Still fighting term limits

Undermining the desires of the electorate.

     It's been barely four months since Nevada voters put the finishing touches on a constitutional amendment to limit the terms of state and local officeholders -- and already the politicians are pushing to undo it.
      Assembly Speaker Joe Dini this week got the Elections, Procedures and Ethics Committee to request a bill draft that would begin the cumbersome process of repealing the amendment. If lawmakers approve the bill this year and in the 1999 session, it would be presented to voters early next decade.
      And to those who might see this as the wheezing political establishment's last gasp to forestall reform -- perish the thought!
      "It's not (Speaker Dini's) intent to undermine what the public wanted," explained Assemblywoman Chris Giunchigliani, the Las Vegas Democrat who chairs the elections panel.
      Let's see, the public votes in favor a measure twice and then Speaker Dini requests a bill to kill that measure. By george, Ms. G is right. How could anybody possibly reach the conclusion that Speaker Dini wants to undermine the desire of the electorate? Why, it's cynics like that who threaten confidence in our public institutions.
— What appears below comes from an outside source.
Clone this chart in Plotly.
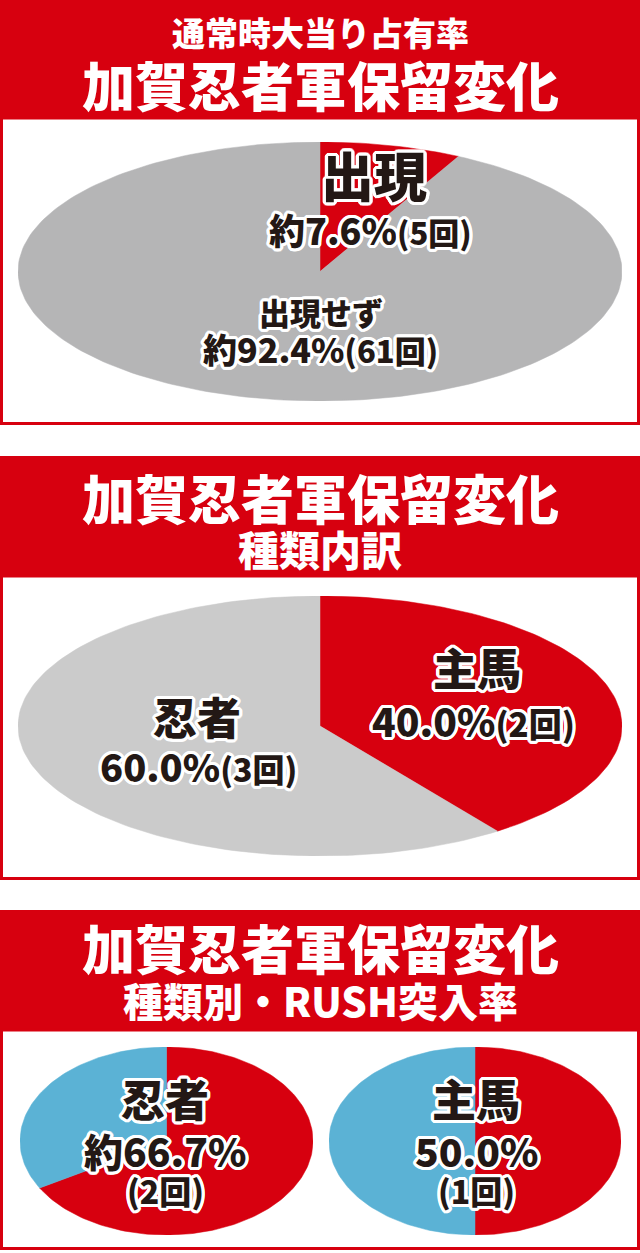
import numpy as np
import plotly.graph_objects as go

# 通常時大当り占有率
occ_labels = ["出現", "出現せず"]
occ_counts = [5, 61]

# 種類内訳
type_labels = ["主馬", "忍者"]
type_counts = [2, 3]

# 種類別・RUSH突入率
rush_names = ["忍者", "主馬"]
rush_hits = [2, 1]
rush_totals = [3, 2]

W, H = 640, 1253
RED = "#D7000F"
GRAY1 = "#B5B5B6"
GRAY2 = "#CBCBCB"
BLUE = "#5BB2D5"
INK = "#231815"
JP = "Noto Sans CJK JP"

# white outline around the black labels
OUTLINE = ", ".join(
    f"{3.2 * np.cos(a):.1f}px {3.2 * np.sin(a):.1f}px 0 #fff"
    for a in np.linspace(0, 2 * np.pi, 16, endpoint=False)
)


def px(x, y):
    # pixel -> paper coordinates
    return x / W, 1 - y / H


def pct(n, total):
    p = n / total * 100
    txt = f"{p:.1f}%"
    if abs(round(p, 1) - p) > 1e-9:
        txt = "約" + txt
    return txt


def small(text, size):
    return f"<span style='font-size:{size}px'>{text}</span>"


def wedge(f0, f1):
    # slice of a unit pie, clockwise from 12 o'clock
    n = max(int(240 * (f1 - f0)), 2)
    t = np.linspace(f0, f1, n + 1) * 2 * np.pi
    xs = np.concatenate([[0], np.sin(t), [0]])
    ys = np.concatenate([[0], np.cos(t), [0]])
    return xs, ys


def add_pie(fig, idx, values, colors):
    total = sum(values)
    cum = np.cumsum([0] + list(values)) / total
    suffix = "" if idx == 1 else str(idx)
    for i, c in enumerate(colors):
        xs, ys = wedge(cum[i], cum[i + 1])
        fig.add_trace(
            go.Scatter(
                x=xs, y=ys, mode="lines", fill="toself", fillcolor=c,
                line=dict(width=0.5, color=c), hoverinfo="skip",
                xaxis="x" + suffix, yaxis="y" + suffix, showlegend=False,
            )
        )


def label(text, x, y, size, color=INK, outline=True):
    ax, ay = px(x, y)
    return dict(
        text=text, x=ax, y=ay, xref="paper", yref="paper",
        xanchor="center", yanchor="middle", showarrow=False,
        font=dict(family=JP, size=size, color=color, weight=900,
                  shadow=OUTLINE if outline else "none"),
    )


fig = go.Figure()

# pies (ellipse boxes in pixels: x0, x1, y0, y1)
boxes = [
    (18, 622, 142, 401),
    (18, 622, 596, 856),
    (20, 313, 1047, 1235),
    (329, 621, 1047, 1235),
]
add_pie(fig, 1, occ_counts, [RED, GRAY1])
add_pie(fig, 2, type_counts, [RED, GRAY2])
add_pie(fig, 3, [rush_hits[0], rush_totals[0] - rush_hits[0]], [RED, BLUE])
add_pie(fig, 4, [rush_hits[1], rush_totals[1] - rush_hits[1]], [RED, BLUE])

axis_style = dict(range=[-1, 1], visible=False, fixedrange=True)
layout_axes = {}
for i, (x0, x1, y0, y1) in enumerate(boxes, start=1):
    s = "" if i == 1 else str(i)
    layout_axes["xaxis" + s] = dict(axis_style, domain=[x0 / W, x1 / W], anchor="y" + s)
    layout_axes["yaxis" + s] = dict(axis_style, domain=[1 - y1 / H, 1 - y0 / H], anchor="x" + s)

# panel frames: header top, header bottom, panel bottom
panels = [(0, 118, 425), (456, 576, 880), (910, 1030, 1250)]
shapes = []
for top, hb, bottom in panels:
    shapes.append(dict(type="rect", xref="paper", yref="paper",
                       x0=0, x1=1, y0=1 - hb / H, y1=1 - top / H,
                       fillcolor=RED, line=dict(width=0), layer="below"))
    shapes.append(dict(type="rect", xref="paper", yref="paper",
                       x0=1.5 / W, x1=1 - 1.5 / W, y0=1 - (bottom - 1.5) / H, y1=1 - hb / H,
                       fillcolor="rgba(0,0,0,0)", line=dict(color=RED, width=3), layer="below"))

n_occ = sum(occ_counts)
n_type = sum(type_counts)
annotations = [
    # headers
    label("通常時大当り占有率", 320, 32, 33, "white", False),
    label("加賀忍者軍保留変化", 320, 84, 53, "white", False),
    label("加賀忍者軍保留変化", 320, 497, 53, "white", False),
    label("種類内訳", 320, 548, 41, "white", False),
    label("加賀忍者軍保留変化", 320, 947, 53, "white", False),
    label("種類別・RUSH突入率", 320, 1000, 40, "white", False),
    # 占有率
    label(occ_labels[0], 374, 174, 53),
    label(pct(occ_counts[0], n_occ) + small(f"({occ_counts[0]}回)", 31), 370, 229, 36),
    label(occ_labels[1], 321, 311, 31),
    label(pct(occ_counts[1], n_occ) + small(f"({occ_counts[1]}回)", 31), 320, 348, 34),
    # 種類内訳
    label(type_labels[0], 477, 667, 44),
    label(pct(type_counts[0], n_type) + small(f"({type_counts[0]}回)", 33), 473, 720, 39),
    label(type_labels[1], 197, 716, 44),
    label(pct(type_counts[1], n_type) + small(f"({type_counts[1]}回)", 32), 198, 765, 38),
]
# RUSH突入率
for name, hit, tot, cx in zip(rush_names, rush_hits, rush_totals, [165, 476]):
    annotations.append(label(name, cx, 1098, 44))
    annotations.append(label(pct(hit, tot), cx, 1150, 39))
    annotations.append(label(f"({hit}回)", cx, 1190, 32))

fig.update_layout(
    width=W, height=H,
    margin=dict(l=0, r=0, t=0, b=0),
    paper_bgcolor="white", plot_bgcolor="rgba(0,0,0,0)",
    shapes=shapes, annotations=annotations,
    showlegend=False,
    **layout_axes,
)

# page margin off so the figure sits at the window's corner
fig.write_html("out.html", config={"displayModeBar": False},
               post_script="document.body.style.margin='0';")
      Instead, Ms. Giunchigliani assures everybody, Speaker Dini simply wants another chance to educate voters about the evils of term limits. State judges, you'll recall, avoided a term limits measure aimed at them last year by arbitrarily breaking off judicial term limits into a separate question, which could then be demagogued at leisure. So, these lawmakers believe, if they revive the issue, maybe they can raise enough money to spin the voters 180 degrees on term limits for state legislators.
      "What the speaker is saying is that judges got politically organized and we did not," said Ms. Giunchigliani. "His argument was that we were asleep at the switch."
      And apparently they remain comfortably in the land of nod. Defenders of the political status quo -- primarily Democrats and their supporters -- have spent millions of dollars in battles across the country to defeat term limits for lawmakers, and failed dismally in virtually every instance.
      The pros and cons of term limits for legislators have been thoroughly debated in this nation's courts, media and gathering places for the better part of a decade. Nevadans knew precisely what they were doing when they twice approved an amendment to the state constitution imposing term limits on officeholders.
      Those pushing the idea that Speaker Dini & Co. deserve another chance to try to run roughshod over Nevada voters and overturn their obvious preference reveal an outright hostility to the democratic process.